Microscopic models for iodine photodissociation quantum yields in dense fluids

Abstract

Experimental measurements of the photodissociation quantum yield for iodine in a variety of solvents show that the quantum yield becomes less than unity at moderate densities (∼0.01 of liquid densities) and that as liquid densities are reached, the quantum yield drops quite dramatically with increasing density. We examine two models for the iodine photodissociation quantum yields. The first was proposed by Otto, Schroeder, and Troe [J. Chem. Phys. 81, 202 (1984)] to explain the drop in quantum yield at moderate densities. It assumes the formation of van der Waals complexes with the solvent which, when excited can fragment to produce iodine in a distribution of vibrational states in the ground electronic state. We calculate the concentrations of van der Waals complexes with ethane and confirm that there are large enough concentrations to explain the experimental results. The second model is developed to explain the steep drop in quantum yield at high densities.
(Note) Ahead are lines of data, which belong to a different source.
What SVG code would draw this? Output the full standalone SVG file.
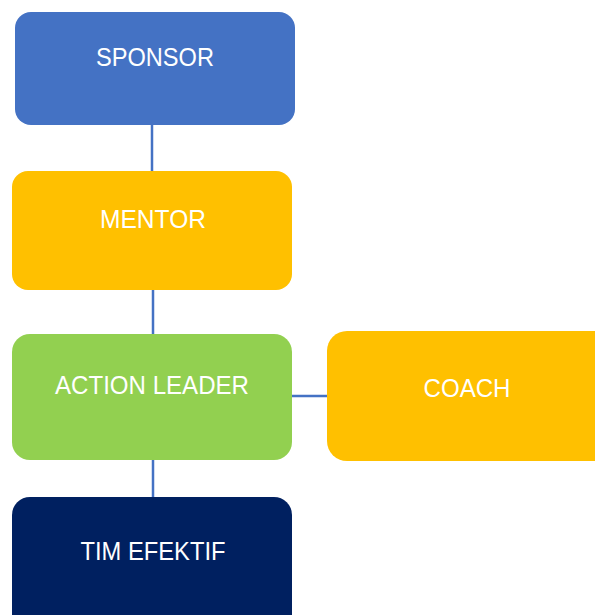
<svg xmlns="http://www.w3.org/2000/svg" width="595" height="615" viewBox="0 0 595 615">
<style>
.lbl{font-family:"Liberation Sans",Arial,sans-serif;font-size:26px;fill:#ffffff;text-anchor:middle}
.con{stroke:#4472C4;stroke-width:2.5;fill:none}
</style>
<rect width="595" height="615" fill="#ffffff"/>
<g id="connectors">
<line class="con" x1="152" y1="124" x2="152" y2="173"/>
<line class="con" x1="153" y1="289" x2="153" y2="336"/>
<line class="con" x1="291" y1="396" x2="328" y2="396"/>
<line class="con" x1="153" y1="459" x2="153" y2="498"/>
</g>
<g id="sponsor">
<rect x="15" y="12" width="280" height="113" rx="16" fill="#4472C4"/>
<text class="lbl" x="155" y="66" textLength="118" lengthAdjust="spacingAndGlyphs">SPONSOR</text>
</g>
<g id="mentor">
<rect x="12" y="171" width="280" height="119" rx="16" fill="#FFC000"/>
<text class="lbl" x="153" y="228" textLength="106" lengthAdjust="spacingAndGlyphs">MENTOR</text>
</g>
<g id="action-leader">
<rect x="12" y="334" width="280" height="126" rx="18" fill="#92D050"/>
<text class="lbl" x="152" y="394" textLength="194" lengthAdjust="spacingAndGlyphs">ACTION LEADER</text>
</g>
<g id="coach">
<rect x="327" y="331" width="290" height="130" rx="20" fill="#FFC000"/>
<text class="lbl" x="467" y="397" textLength="87" lengthAdjust="spacingAndGlyphs">COACH</text>
</g>
<g id="tim-efektif">
<rect x="12" y="497" width="280" height="140" rx="18" fill="#002060"/>
<text class="lbl" x="153" y="560" textLength="145" lengthAdjust="spacingAndGlyphs">TIM EFEKTIF</text>
</g>
</svg>
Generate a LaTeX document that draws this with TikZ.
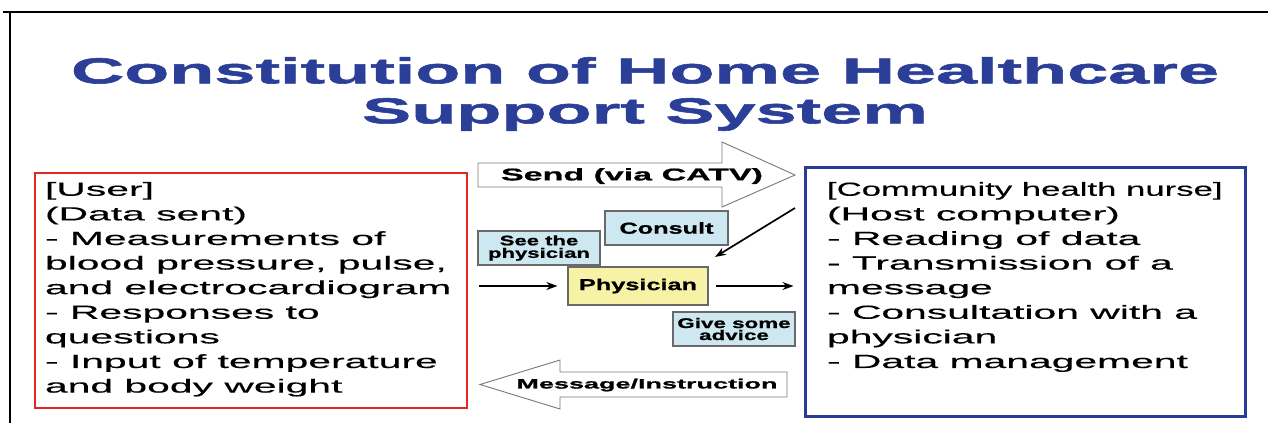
\documentclass[tikz,border=0pt]{standalone}
\usepackage{fontspec}
\usepackage{tikz}
\usetikzlibrary{arrows.meta}
\setmainfont{Liberation Sans}
\newfontfamily\headfont[FakeStretch=2.05,FakeBold=1.6]{Liberation Sans}
\newfontfamily\bodyfont[FakeStretch=2.15,FakeBold=0.3]{Liberation Sans}
\newfontfamily\bandfont[FakeStretch=2.0,FakeBold=1.0]{Liberation Sans}
\newfontfamily\tagfont[FakeStretch=1.6,FakeBold=1.0]{Liberation Sans}
\definecolor{title_blue}{RGB}{43,62,152}
\definecolor{user_red}{RGB}{225,40,35}
\definecolor{nurse_blue}{RGB}{38,60,150}
\definecolor{tag_blue}{RGB}{205,232,240}
\definecolor{tag_yellow}{RGB}{247,242,165}
\definecolor{tag_gray}{RGB}{105,105,105}
\definecolor{band_gray}{RGB}{120,120,120}

\begin{document}
\begin{tikzpicture}[->,>={Stealth[length=11pt,width=8pt]},x=1pt,y=-1pt]
    \tikzstyle{panel}=[draw, rectangle, inner ysep=0pt, text=black, font=\bodyfont\fontsize{19}{24.6}\selectfont]
    \tikzstyle{tag}=[draw=tag_gray, line width=1.2pt, rectangle, inner sep=0pt, align=center, text=black]
    \tikzstyle{band}=[-, draw=band_gray, fill=white, line width=0.9pt]
    \tikzstyle{bandtext}=[inner sep=0pt, text=black]
    \tikzstyle{link}=[->, black, line width=1.7pt]

    \useasboundingbox (0,0) rectangle (1268,423);
    \draw[-, line width=1.4pt] (3,12) -- (1268,12);
    \draw[-, line width=1.4pt] (10,12) -- (10,423);

    \node[inner sep=0pt, align=center, text=title_blue, font=\headfont\bfseries\fontsize{36}{40}\selectfont] (title) at (645,94)
      {Constitution of Home Healthcare\\Support System};

    % user side and nurse side
    \node[panel, draw=user_red, line width=1.8pt, inner xsep=10pt] (user) at (251,290.5)
      {\parbox[c][235pt][t]{412pt}{\raggedright\vspace*{9pt}[User]\\(Data sent)\\- Measurements of\\blood pressure, pulse,\\and electrocardiogram\\- Responses to\\questions\\- Input of temperature\\and body weight}};
    \node[panel, draw=nurse_blue, line width=3pt, inner xsep=22pt] (nurse) at (1025,291.5)
      {\parbox[c][249pt][t]{396pt}{\raggedright\vspace*{15pt}\scalebox{0.85}[1]{[Community health nurse]}\\(Host computer)\\- Reading of data\\- Transmission of a\\message\\- Consultation with a\\physician\\- Data management}};

    % block arrows
    \draw[band] (478,163) -- (722,163) -- (722,142) -- (795,175) -- (722,207) -- (722,187) -- (478,187) -- cycle;
    \node[bandtext, font=\bandfont\bfseries\fontsize{17}{20}\selectfont] (send) at (632,176) {Send (via CATV)};
    \draw[band] (787,372) -- (560,372) -- (560,360) -- (480,384.5) -- (560,409) -- (560,397) -- (787,397) -- cycle;
    \node[bandtext, font=\bandfont\bfseries\fontsize{13.5}{16}\selectfont] (msg) at (647,385) {Message/Instruction};

    \node[tag, fill=tag_blue, minimum width=123pt, minimum height=34pt, font=\tagfont\bfseries\fontsize{15.8}{18}\selectfont] (consult) at (666.5,228) {Consult};
    \node[tag, fill=tag_blue, minimum width=122pt, minimum height=34pt, font=\tagfont\bfseries\fontsize{13.8}{12.5}\selectfont] (see) at (539,248) {See the\\physician};
    \node[tag, fill=tag_yellow, minimum width=140pt, minimum height=38pt, font=\tagfont\bfseries\fontsize{15.8}{18}\selectfont] (phys) at (638,286) {Physician};
    \node[tag, fill=tag_blue, minimum width=122pt, minimum height=34pt, font=\tagfont\bfseries\fontsize{14}{12}\selectfont] (advice) at (734,329) {Give some\\advice};

    \coordinate (hook) at (795,208);
    \coordinate (drop) at (715,257);
    \path
     (user.east |- phys.west) edge[link, shorten <=11pt, shorten >=10pt] (phys.west)
     (phys.east) edge[link, shorten <=7pt, shorten >=10pt] (phys.east -| nurse.west)
     (hook) edge[link] (drop)
     ;
\end{tikzpicture}
\end{document}
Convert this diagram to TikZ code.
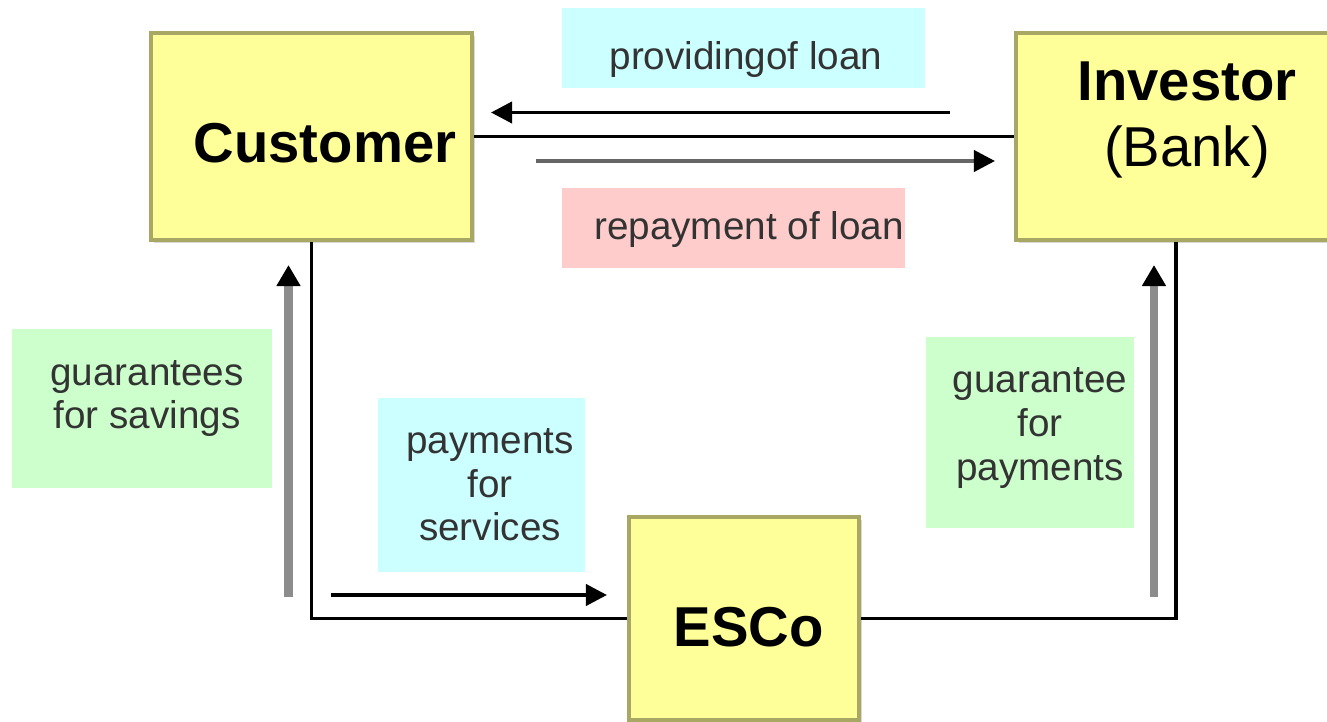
\documentclass[tikz,border=0pt]{standalone}
\usepackage{fontspec}
\setmainfont{Liberation Sans}
\usetikzlibrary{arrows.meta, shadows}

\definecolor{boxfill}{RGB}{255,255,153}
\definecolor{boxedge}{RGB}{168,168,100}
\definecolor{notecyan}{RGB}{204,255,255}
\definecolor{notepink}{RGB}{255,204,204}
\definecolor{notegreen}{RGB}{204,255,204}

\tikzset{
  entity/.style={draw=boxedge, fill=boxfill, line width=1pt, inner sep=0pt,
    drop shadow={shadow xshift=0.03cm, shadow yshift=-0.03cm, fill=black!15, opacity=1}},
  entitytext/.style={inner sep=0pt, align=center, font=\fontsize{16}{18.8}\selectfont\bfseries},
  note/.style={inner sep=0pt},
  notetext/.style={inner sep=0pt, align=center, text=black!80, font=\fontsize{11}{12.4}\selectfont},
  link/.style={line width=1pt},
  flow/.style={line width=1.1pt, -{Triangle[length=6pt, width=6pt]}},
  backflow/.style={line width=2.3pt, draw=black!45, -{Triangle[length=6pt, width=6.5pt, color=black]}}
}

\begin{document}
\begin{tikzpicture}
    \useasboundingbox (0,0) rectangle (13.27,-7.22);

    % Draw the three parties
    \node[entity, minimum width=3.21cm, minimum height=2.07cm,
      label={[entitytext, shift={(0.135,-0.065)}]center:Customer}] (cust) at (3.115,-1.365) {};
    \node[entity, minimum width=3.2cm, minimum height=2.07cm,
      label={[entitytext, shift={(0.11,0.165)}]center:Investor\\\mdseries(Bank)}] (inv) at (11.76,-1.365) {};
    \node[entity, minimum width=2.3cm, minimum height=2.03cm,
      label={[entitytext, shift={(0.045,-0.085)}]center:ESCo}] (esco) at (7.44,-6.185) {};

    % Draw the links between the parties
    \draw[link] (cust) -- (inv);
    \draw[link] (cust.south) |- (esco.west);
    \draw[link] (inv.south) |- (esco.east);

    % Draw the labels
    \node[note, fill=notecyan, minimum width=3.63cm, minimum height=0.8cm,
      label={[notetext, shift={(0.025,-0.12)}]center:providingof loan}] (loan) at (7.435,-0.48) {};
    \node[note, fill=notepink, minimum width=3.43cm, minimum height=0.8cm,
      label={[notetext, shift={(0.155,-0.02)}]center:repayment of loan}] (repay) at (7.335,-2.28) {};
    \node[note, fill=notegreen, minimum width=2.6cm, minimum height=1.59cm,
      label={[notetext, shift={(0.05,0.10)}]center:guarantees\\for savings}] (savings) at (1.42,-4.085) {};
    \node[note, fill=notecyan, minimum width=2.07cm, minimum height=1.74cm,
      label={[notetext, shift={(0.085,0)}]center:payments\\for\\services}] (services) at (4.815,-4.85) {};
    \node[note, fill=notegreen, minimum width=2.08cm, minimum height=1.91cm,
      label={[notetext, shift={(0.10,0.045)}]center:guarantee\\for\\payments}] (guarpay) at (10.30,-4.325) {};

    % Draw the flows
    \coordinate (loanA) at (9.50,-1.125);
    \coordinate (loanB) at (4.91,-1.125);
    \coordinate (repayA) at (5.36,-1.61);
    \coordinate (repayB) at (9.95,-1.61);
    \coordinate (servA) at (3.31,-5.95);
    \coordinate (servB) at (6.07,-5.95);
    \coordinate (savA) at (2.885,-5.97);
    \coordinate (savB) at (2.885,-2.65);
    \coordinate (payA) at (11.54,-5.97);
    \coordinate (payB) at (11.54,-2.65);

    \draw[flow] (loanA) -- (loanB);
    \draw[flow, draw=black!60, -{Triangle[length=6pt, width=6pt, color=black]}] (repayA) -- (repayB);
    \draw[flow] (servA) -- (servB);
    \draw[backflow] (savA) -- (savB);
    \draw[backflow] (payA) -- (payB);

\end{tikzpicture}
\end{document}
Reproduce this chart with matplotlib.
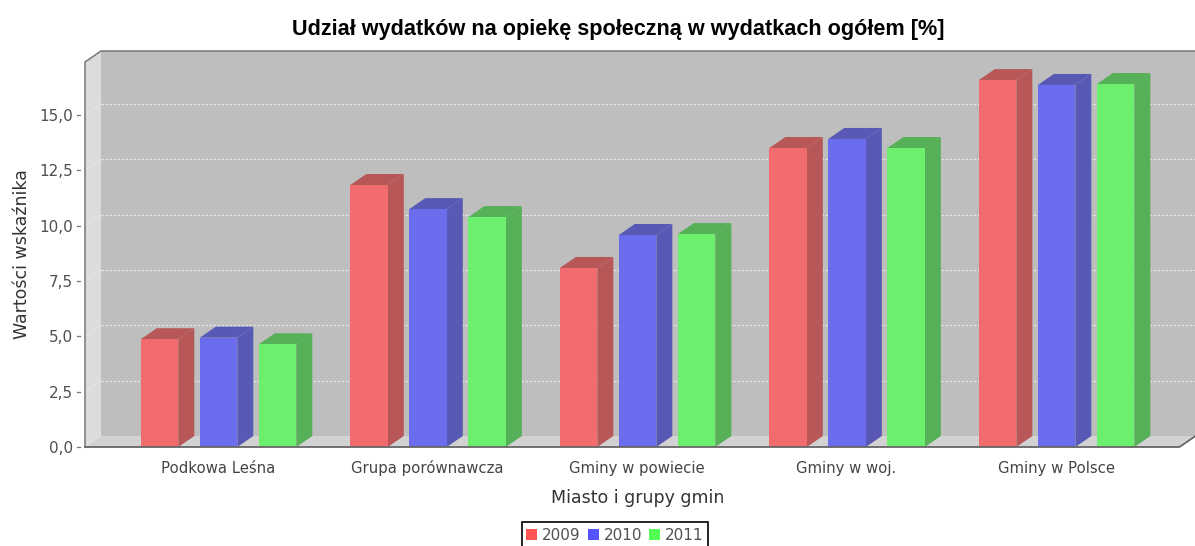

It is based on solvent caging with trapped pairs of iodine atoms recombining to form iodine molecules. Calculations based on this model agree well with experimental results. We discuss the implications that the van der Waals model has on the interpretation of molecular beam experiments involving iodine van der Waals complexes. At high densities both mechanisms (the moderate density mechanism and the caging mechanism) must be superimposed even though it is the caging mechanism which leads to the stronger density dependence. The realization that two distinct pathways exist for returning the excited iodine to its ground state significantly clarifies the interpretation of picosecond experiments examining iodine photochemistry in liquids.